What Is a Statement of Financial Need?
Understand the statement of financial need for college aid. Learn how your financial information is used to determine eligibility and calculate student support.
Understand the statement of financial need for college aid. Learn how your financial information is used to determine eligibility and calculate student support.
A statement of financial need serves as a document used by educational institutions to determine a student’s eligibility for need-based financial assistance. It provides a comprehensive picture of a family’s financial situation, enabling colleges to assess their capacity to contribute to educational expenses. This assessment unlocks access to various forms of financial aid, including grants, scholarships, and low-interest loans. This information helps institutions allocate limited aid resources effectively, ensuring support reaches those with the greatest demonstrated financial gaps.

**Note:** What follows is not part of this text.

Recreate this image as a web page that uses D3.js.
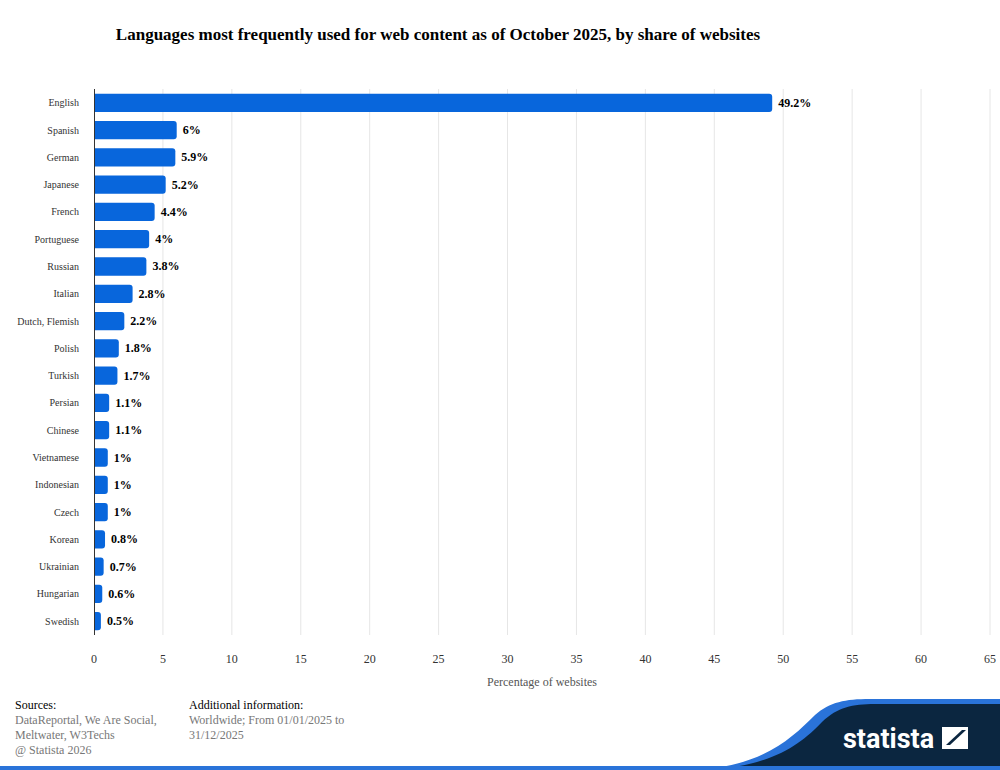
<!DOCTYPE html>
<html>
<head>
<style>
  body { margin: 0; background: #fff; font-family: "Liberation Serif", serif; }
  svg text { font-family: "Liberation Serif", serif; }
</style>
<script src="https://d3js.org/d3.v7.min.js"></script>
</head>
<body>
<svg id="chart" width="1000" height="770"></svg>
<script>
  var languages = ["English", "Spanish", "German", "Japanese", "French", "Portuguese", "Russian",
    "Italian", "Dutch, Flemish", "Polish", "Turkish", "Persian", "Chinese", "Vietnamese",
    "Indonesian", "Czech", "Korean", "Ukrainian", "Hungarian", "Swedish"];
  var shares = [49.2, 6, 5.9, 5.2, 4.4, 4, 3.8, 2.8, 2.2, 1.8, 1.7, 1.1, 1.1, 1, 1, 1, 0.8, 0.7, 0.6, 0.5];
  var xTicks = [0, 5, 10, 15, 20, 25, 30, 35, 40, 45, 50, 55, 60, 65];

  var svg = d3.select("#chart");

  svg.append("text").attr("x", 438).attr("y", 40).attr("text-anchor", "middle")
    .attr("font-size", 17).attr("font-weight", "bold").attr("fill", "#000")
    .text("Languages most frequently used for web content as of October 2025, by share of websites");

  var x = d3.scaleLinear().domain([0, 65]).range([94, 990]);
  var y = d3.scaleBand().domain(languages).range([89, 635]).paddingInner(0.33).paddingOuter(0.17);

  // grid
  svg.append("g").selectAll("line").data(xTicks.slice(1)).enter().append("line")
    .attr("x1", d => x(d)).attr("x2", d => x(d)).attr("y1", 89).attr("y2", 635)
    .attr("stroke", "#e6e6e6").attr("stroke-width", 1);

  // bars
  svg.append("g").selectAll("path").data(shares).enter().append("path")
    .attr("fill", "#0866dc")
    .attr("d", function(d, i) {
      var x0 = x(0), x1 = x(d), y0 = y(languages[i]), h = y.bandwidth(), r = Math.min(3, (x1 - x0) / 2);
      return "M" + x0 + "," + y0 + "H" + (x1 - r) + "Q" + x1 + "," + y0 + " " + x1 + "," + (y0 + r) +
        "V" + (y0 + h - r) + "Q" + x1 + "," + (y0 + h) + " " + (x1 - r) + "," + (y0 + h) + "H" + x0 + "Z";
    });

  // value labels
  svg.append("g").selectAll("text").data(shares).enter().append("text")
    .attr("x", d => x(d) + 6).attr("y", (d, i) => y(languages[i]) + y.bandwidth() / 2 + 4)
    .attr("font-size", 12).attr("font-weight", "bold").attr("fill", "#000")
    .text(d => d + "%");

  // y axis
  svg.append("line").attr("x1", 94.5).attr("x2", 94.5).attr("y1", 89).attr("y2", 635)
    .attr("stroke", "#333");
  svg.append("g").selectAll("text").data(languages).enter().append("text")
    .attr("x", 79).attr("y", d => y(d) + y.bandwidth() / 2 + 3.5)
    .attr("text-anchor", "end").attr("font-size", 10).attr("fill", "#333")
    .text(d => d);

  // x axis labels
  svg.append("g").selectAll("text").data(xTicks).enter().append("text")
    .attr("x", d => x(d)).attr("y", 663).attr("text-anchor", "middle")
    .attr("font-size", 12).attr("fill", "#333").text(d => d);
  svg.append("text").attr("x", 542).attr("y", 686).attr("text-anchor", "middle")
    .attr("font-size", 12).attr("fill", "#555").text("Percentage of websites");

  // footer text
  var foot = svg.append("g").attr("font-size", 12);
  foot.append("text").attr("x", 15).attr("y", 709).attr("fill", "#000").text("Sources:");
  ["DataReportal, We Are Social,", "Meltwater, W3Techs", "@ Statista 2026"].forEach(function(t, i) {
    foot.append("text").attr("x", 15).attr("y", 724 + i * 15).attr("fill", "#777").text(t);
  });
  foot.append("text").attr("x", 189).attr("y", 709).attr("fill", "#000").text("Additional information:");
  ["Worldwide; From 01/01/2025 to", "31/12/2025"].forEach(function(t, i) {
    foot.append("text").attr("x", 189).attr("y", 724 + i * 15).attr("fill", "#777").text(t);
  });

  // statista wave
  svg.append("path").attr("fill", "#2a73d9")
    .attr("d", "M690,770 C760,768 790,740 815,715 C830,702 845,699 870,699 H1000 V770 Z");
  svg.append("path").attr("fill", "#0b2640")
    .attr("d", "M700,770 C770,768 800,745 822,722 C838,707 852,704 875,704 H1000 V770 Z");
  svg.append("rect").attr("x", 0).attr("y", 766).attr("width", 1000).attr("height", 4).attr("fill", "#2a73d9");
  svg.append("text").attr("x", 843).attr("y", 748).attr("font-family", "Roboto, sans-serif")
    .attr("font-size", 27).attr("font-weight", "bold").attr("fill", "#fff")
    .style("font-family", "Roboto, 'Liberation Sans Narrow', sans-serif").text("statista");
  svg.append("rect").attr("x", 942).attr("y", 727).attr("width", 26).attr("height", 22).attr("fill", "#fff");
  svg.append("path").attr("fill", "#0b2640").attr("d", "M946,745 L962,730 L966,730 L950,745 Z");
</script>
</body>
</html>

Assessing a student’s financial need involves gathering specific categories of financial data from both the student and their parents. Income is a primary data point, typically derived from tax returns, such as Adjusted Gross Income (AGI), and includes untaxed income sources like child support received or untaxed pension distributions. This income view reflects the family’s earning capacity over the “prior-prior” year, which is two years before the academic year.
Assets also play a role, representing accumulated wealth that could be used to fund education. This includes cash in savings and checking accounts, as well as investments such as stocks, bonds, and mutual funds. While the equity in a family’s primary residence is generally excluded from federal aid calculations, some institutional aid assessments may consider it. The value of businesses is also assessed, typically only for those with 100 or more employees in federal aid methodologies.
Family size is another factor, as a larger household indicates more dependents and potentially higher living expenses, reducing discretionary income. The number of family members simultaneously attending college as undergraduate students also influences the assessment, as the expected contribution is typically divided among them.
The financial information detailed for assessing need is primarily collected through standardized forms, with the Free Application for Federal Student Aid (FAFSA) being the most widely recognized. The FAFSA is for determining eligibility for federal student aid programs, including Pell Grants, federal student loans, and work-study opportunities. Much of the income data on the FAFSA can be securely transferred directly from the Internal Revenue Service (IRS) using the IRS Direct Data Exchange (DDX).
Beyond federal aid, many colleges, especially private institutions, require the CSS Profile. This form, administered by the College Board, gathers more extensive financial details than the FAFSA to determine eligibility for institutional grants and scholarships. The CSS Profile may request information on home equity or business values that the FAFSA does not typically consider.
Both forms require accurate reporting of assets and income, as this data directly impacts the calculated financial contribution. While the FAFSA is free to complete, the CSS Profile may involve a fee for submission, though waivers are available for eligible families. Completing both forms, if required, maximizes a student’s access to the broadest range of financial aid opportunities.
Colleges determine a student’s financial need using a standardized calculation that considers the Cost of Attendance (COA) and the Expected Family Contribution (EFC). The COA represents the total estimated cost of attending an institution for one academic year. This figure includes direct costs like tuition and fees, as well as indirect expenses such as room and board, books, supplies, transportation, and personal expenses.
The EFC, now referred to as the Student Aid Index (SAI) for federal aid, is an index derived from the financial data provided on the FAFSA and other forms. It represents the amount a family is expected to contribute toward educational costs for the year, based on a formula that accounts for income, assets, family size, and the number of family members in college. The EFC/SAI is an index, not necessarily the exact amount a family will pay.
The financial need calculation is: Financial Need = Cost of Attendance – Expected Family Contribution. The resulting figure indicates the gap between the cost of attending a specific institution and what the family is expected to contribute. Colleges then use this calculated financial need to construct an aid package, which may include a combination of grants and scholarships that do not require repayment, federal work-study opportunities, and student loans that must be repaid. Not all institutions are able to meet 100% of a student’s demonstrated financial need.